I don’t know if all incoherent creatures value everything the same amount - it seems like it should maybe be possible to just have a restricted region of incoherence in some cases, but I haven’t thought this through.

This puts me in mind of sacred vs secular values - one can be coherent and the other incoherent as long as you refuse to trade between the 2. Or, more properly, as long as only 1-way trade is allowed which seems like the way sacred vs secular values work.

"Incoherent entities have stronger reason to become more coherent than less" is very abstract, and if you pass through the abstraction it becomes obvious that it is wrong.

This is about the agent abstraction. The idea is that we can view the behavior of a system as a choice, by considering the situation it is in, the things it "could" do (according to some cartesian frame I guess), and what it then actually does. And then we might want to know if we could say something more compact about the behavior of the system in this way.

In particular, the agent abstraction is interested in whether the systen tries to achieve some goal in the environment. It turns out that if it follows certain intuitively goal-directed rules like always taking a decision and not oscillating around, it must have some well-defined goal.
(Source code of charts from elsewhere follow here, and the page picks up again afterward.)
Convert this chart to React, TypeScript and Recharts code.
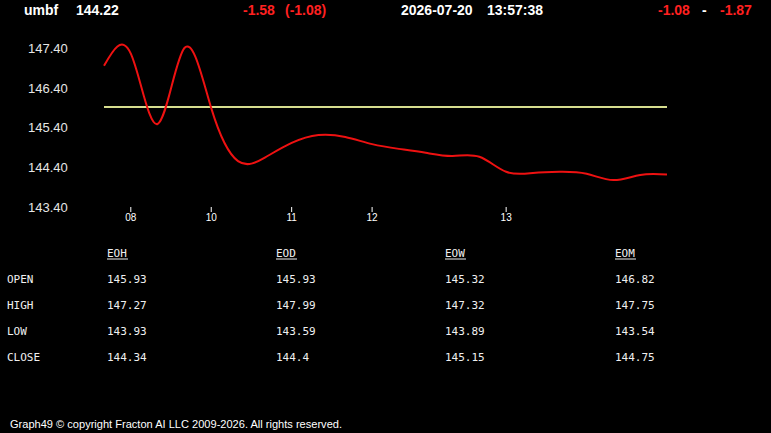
import { LineChart, Line, XAxis, YAxis, ReferenceLine } from "recharts";

const SANS = "'Liberation Sans', Arial, sans-serif";
const MONO = "'DejaVu Sans Mono', monospace";

// price samples, equally spaced through the session
const prices = [
  146.97, 147.28, 145.5, 147.42, 145.9, 144.56, 144.65, 145.02, 145.22, 145.17, 144.99,
  144.87, 144.77, 144.69, 144.67, 144.29, 144.26, 144.29, 144.24, 144.08, 144.21, 144.22,
];
const tickIndex = [1, 4, 7, 10, 15];
const tickLabels = ["08", "10", "11", "12", "13"];
const yTicks = [143.4, 144.4, 145.4, 146.4, 147.4];
const openLevel = 145.93;

const columns = ["EOH", "EOD", "EOW", "EOM"];
const rowNames = ["OPEN", "HIGH", "LOW", "CLOSE"];
const eoh = ["145.93", "147.27", "143.93", "144.34"];
const eod = ["145.93", "147.99", "143.59", "144.4"];
const eow = ["145.32", "147.32", "143.89", "145.15"];
const eom = ["146.82", "147.75", "143.54", "144.75"];

const data = prices.map((p, i) => ({ i, p }));
const colValues = [eoh, eod, eow, eom];
const colX = [107, 276, 445, 615];

const RED = "#ff2020";
const WHITE = "#ffffff";

function YTick({ y, payload }: any) {
  return (
    <text x={28} y={y} dy="0.35em" fill="#e6e6e6" fontSize={13} fontFamily={SANS}>
      {payload.value.toFixed(2)}
    </text>
  );
}

export default function App() {
  return (
    <div style={{ position: "fixed", left: 0, top: 0, width: 771, height: 433, background: "#000", overflow: "hidden" }}>
      <div style={{ position: "absolute", left: 0, top: 0 }}>
        <LineChart width={771} height={237} data={data} margin={{ top: 33, right: 104, bottom: 0, left: 0 }}>
          <XAxis
            type="number"
            dataKey="i"
            domain={[0, prices.length - 1]}
            ticks={tickIndex}
            tickFormatter={v => tickLabels[tickIndex.indexOf(v)]}
            axisLine={false}
            tickLine={{ stroke: "#fff" }}
            tickSize={5}
            height={30}
            tick={{ fill: "#fff", fontSize: 10, fontFamily: SANS }}
          />
          <YAxis
            domain={[143.4, 147.8]}
            ticks={yTicks}
            width={104}
            axisLine={false}
            tickLine={false}
            allowDataOverflow
            tick={<YTick />}
          />
          <ReferenceLine y={openLevel} stroke="#d6dd8e" strokeWidth={2} />
          <Line type="natural" dataKey="p" stroke="#ee1111" strokeWidth={2} dot={false} isAnimationActive={false} />
        </LineChart>
      </div>

      <svg width={771} height={433} style={{ position: "absolute", left: 0, top: 0, pointerEvents: "none" }}>
        <g fontFamily={SANS} fontSize={14} fontWeight="bold">
          <text x={24} y={15} fill={WHITE}>umbf</text>
          <text x={76} y={15} fill={WHITE}>144.22</text>
          <text x={243} y={15} fill={RED}>-1.58</text>
          <text x={285} y={15} fill={RED}>(-1.08)</text>
          <text x={401} y={15} fill={WHITE}>2026-07-20</text>
          <text x={487} y={15} fill={WHITE}>13:57:38</text>
          <text x={658} y={15} fill={RED}>-1.08</text>
          <text x={702} y={15} fill={WHITE}>-</text>
          <text x={720} y={15} fill={RED}>-1.87</text>
        </g>

        <g fontFamily={MONO} fontSize={11} fill="#f0f0f0">
          {columns.map((c, k) => (
            <g key={c}>
              <text x={colX[k]} y={257}>{c}</text>
              <line x1={colX[k]} x2={colX[k] + 21} y1={259} y2={259} stroke="#f0f0f0" strokeWidth={1} />
              {colValues[k].map((v, r) => (
                <text key={r} x={colX[k]} y={283 + r * 26}>{v}</text>
              ))}
            </g>
          ))}
          {rowNames.map((n, r) => (
            <text key={n} x={7} y={283 + r * 26}>{n}</text>
          ))}
        </g>

        <text x={10} y={428} fill={WHITE} fontFamily={SANS} fontSize={11} textLength={332} lengthAdjust="spacingAndGlyphs">
          Graph49 © copyright Fracton AI LLC 2009-2026. All rights reserved.
        </text>
      </svg>
    </div>
  );
}
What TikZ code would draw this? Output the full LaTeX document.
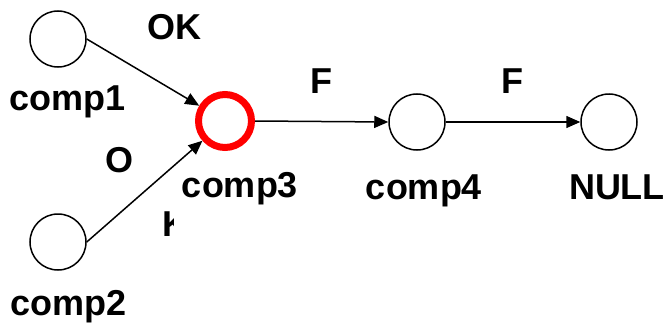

There's then the question of what it means to have a reason. Obviously for an agent, it would make sense to treat the goal and things that derive from it as being a reason. For more general systems, I guess you could consider whatever mechanism it acts by to be a reason.

So will every system have a reason to become an agent? That is, will every system regardless of mechanism of action spontaneously change itself to have a goal? And I was about to say that the answer is no, because a rock doesn't do this. But then there's the standard point about how any system can be seen as an optimizer by putting a utility of 1 on whatever it does and a utility of 0 on everything else. That's a bit trivial though and presumably not what you meant.

So the answer in practice is no. Except, then in your post you changed the question from the general "systems" to the specific "creatures":

you should predict that reasonable creatures will stop doing that if they notice that they are doing it

Creatures a produced by evolution, and those that oscillate endlessly will tend to just go extinct, perhaps by some other creature evolving to exploit them, and perhaps just by wasting energy and getting outcompeted by other creatures that don't do this.

My anecdotal experience of being a creature shows that I am very happy when I don't feel like an agent, coherent or not. The need for being an [efficient] agent only arises in the context of an adverse situation, e.g. related to survival, but agency and coherence are costly, in so many aspects. I am truly blessed when I am indifferent enough not to care about my agency or coherence.

To add a simple observation to more detailed analysis : human brains have real world noise affecting their computations. So the preference they are going to exhibit when their internal pretences are almost the same is going to be random. This is also the optimal strategy for a game like rock paper scissors: to randomly choose from the 3 classes, because any preference for a class can be exploited like you found out.

We can certainly make AI systems that exhibit randomness whenever 2 actions being considered are close together in value heuristic.